Pascal Fürer hat mit seinen 29 Jahren schon einiges erreicht in der Politik. Von 2017 bis 2018 präsidierte er die SVP Gossau-Arnegg. Auch heute engagiert er sich noch in der Partei, in den vergangenen Jahren als Vize, heute als Kassier. 2018 rutschte er mit 23 Jahren ins Stadtparlament und in den Kantonsrat nach. Das Kantonsratsamt gab er 2021 wieder ab – aus zeitlichen Gründen aufgrund seiner Ausbildung zum Fachmann im Finanz- und Rechnungswesen. Auch im Vorstand der kantonalen Jungen SVP engagierte er sich, dort ist Fürer heute Ehrenmitglied. Für ihn ist aber klar: «Das Parlamentspräsidium ist der Höhepunkt meiner politischen Karriere.»
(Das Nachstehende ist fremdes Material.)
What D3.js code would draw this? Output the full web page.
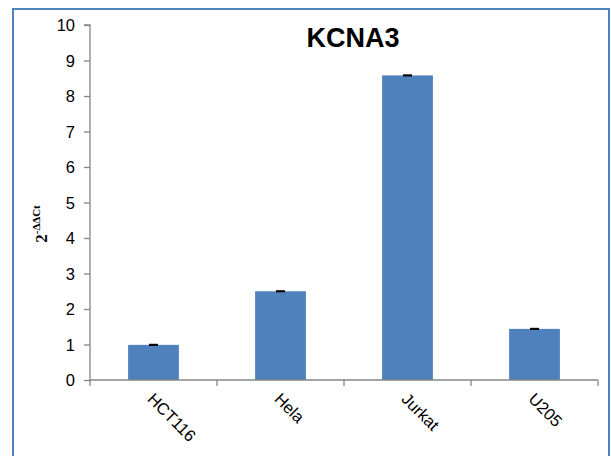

Und welche politischen Ziele verfolgt er sonst noch? Fürer wäre für die SVP ein möglicher Stadtratskandidat in Gossau. «Es ist ein spannendes Amt. Momentan fokussiere ich mich allerdings auf meine berufliche Karriere. Aber sag niemals nie», entgegnet Fürer.
Politik interessierte ihn schon früh. Politisiert wurde er nicht am Familientisch, sondern in Gesprächen mit Schulkollegen und Lehrpersonen. Seine ersten politischen Diskussionen führte er auf dem Pausenplatz. Im Alter von 16 Jahren trat Fürer der SVP bei.
2018 nannte er SVP-Politiker Lukas Reimann als sein politisches Vorbild. Und heute? Fürer überlegt kurz. «Ich bewundere unsere Gossauer SVP-Stadträtin Claudia Martin. Dafür, wie engagiert, zielstrebig und kompetent sie für die Bevölkerung arbeitet.»